# Batman Begins soundtrack taken off US iTunes?



## KEM (Apr 27, 2018)

It’s been like this for about a week now, and I can’t really understand why it got taken off? Has anybody else noticed this?

@Rctec anything you can share on this?


----------



## tmhuud (Apr 27, 2018)

They’re getting ready to release the additional microphone version. Hang tight there bud.


----------



## robgb (Apr 27, 2018)

tmhuud said:


> They’re getting ready to release the additional microphone version. Hang tight there bud.


ROTFL


----------



## KEM (Apr 27, 2018)

ka00 said:


> I find iTunes search results to be incomplete. Try googling Batman Begins Apple Music and see if you get a working link which your browser will ask if you want to open in iTunes.



I did and it says it’s not available in the US store, and I have to switch to the UK.


----------



## KEM (Apr 27, 2018)

ka00 said:


> If that’s what it says it means the link you clicked belonged to the UK iTunes store. See if in the google results there’s a US store version.



I’ll try, hopefully I can get some results. I’ll let you know.


----------



## storyteller (Apr 27, 2018)

Pearl Harbor has never been on it either (or Spotify). It is on the Canadian store though. Just not the US one. One of my favorite soundtracks too. It’s absence drives me bonkers.


----------



## KEM (Apr 27, 2018)

storyteller said:


> Pearl Harbor has never been on it either (or Spotify). It is on the Canadian store though. Just not the US one. One of my favorite soundtracks too. It’s absence drives me bonkers.



I’m getting major OCD because I have both TDK and TDKR on my recently played and all of a sudden Batman Begins just dissapears from my recently played and now I’m going mental haha.


----------



## dcoscina (Apr 27, 2018)

Just an FYI. Lalaland Records just announced the release of Goldenthal's Alien3 expanded CD. It was the score that put him on the map and uncompromisingly harsh. Some terrific Brucknerian chords and Xenakis styled aleatorism.


----------



## KEM (May 4, 2018)

It’s still gone... this is really frustrating me!!


----------



## robgb (May 4, 2018)

KEM said:


> It’s still gone... this is really frustrating me!!


----------



## KEM (May 4, 2018)

robgb said:


>



I know I know, but I need that iTunes quality!!!


----------



## ka00 (May 4, 2018)

I found a permanent cure for your frustrations and it'll only cost $10:
EDIT: Hmm, I'm unable to post the link for some reason, but the CD is available from Amazon for $10. And it's CD quality!


----------



## KEM (May 4, 2018)

ka00 said:


> I found a permanent cure for your frustrations and it'll only cost $10:




Good call!! I still for the life of me cannot find out why it was removed from iTunes, but this is pretty much the best solution.


----------



## Parsifal666 (May 4, 2018)

KEM said:


> Good call!! I still for the life of me cannot find out why it was removed from iTunes, but this is pretty much the best solution.

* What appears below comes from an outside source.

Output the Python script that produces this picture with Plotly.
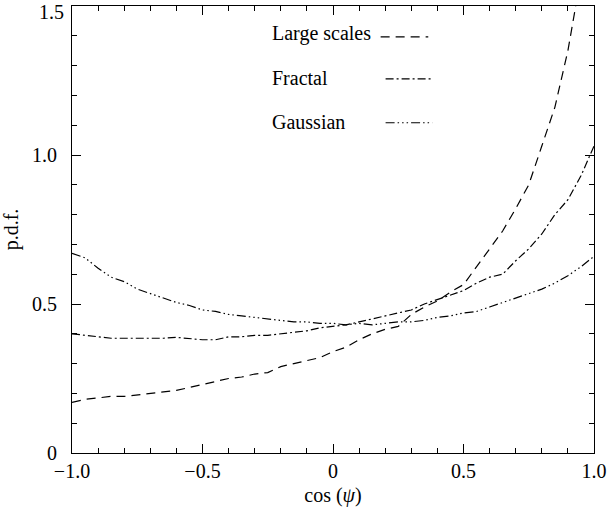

When in doubt, I always go for the CD. Never disappointed.


----------



## KEM (May 4, 2018)

Parsifal666 said:


> When in doubt, I always go for the CD. Never disappointed.



I do actually buy quite a number of CD’s, the quality has always been a big factor, and I feel like I’m showing more support when I do as well.


----------



## robgb (May 4, 2018)

KEM said:


> I know I know, but I need that iTunes quality!!!


Quality from YouTube is good if you stream hd.


----------



## KEM (May 4, 2018)

robgb said:


> Quality from YouTube is good if you stream hd.



Isn’t it still an mp3 though?


----------



## robgb (May 5, 2018)

KEM said:


> Isn’t it still an mp3 though?


ITunes is aac. Same thing basically.


----------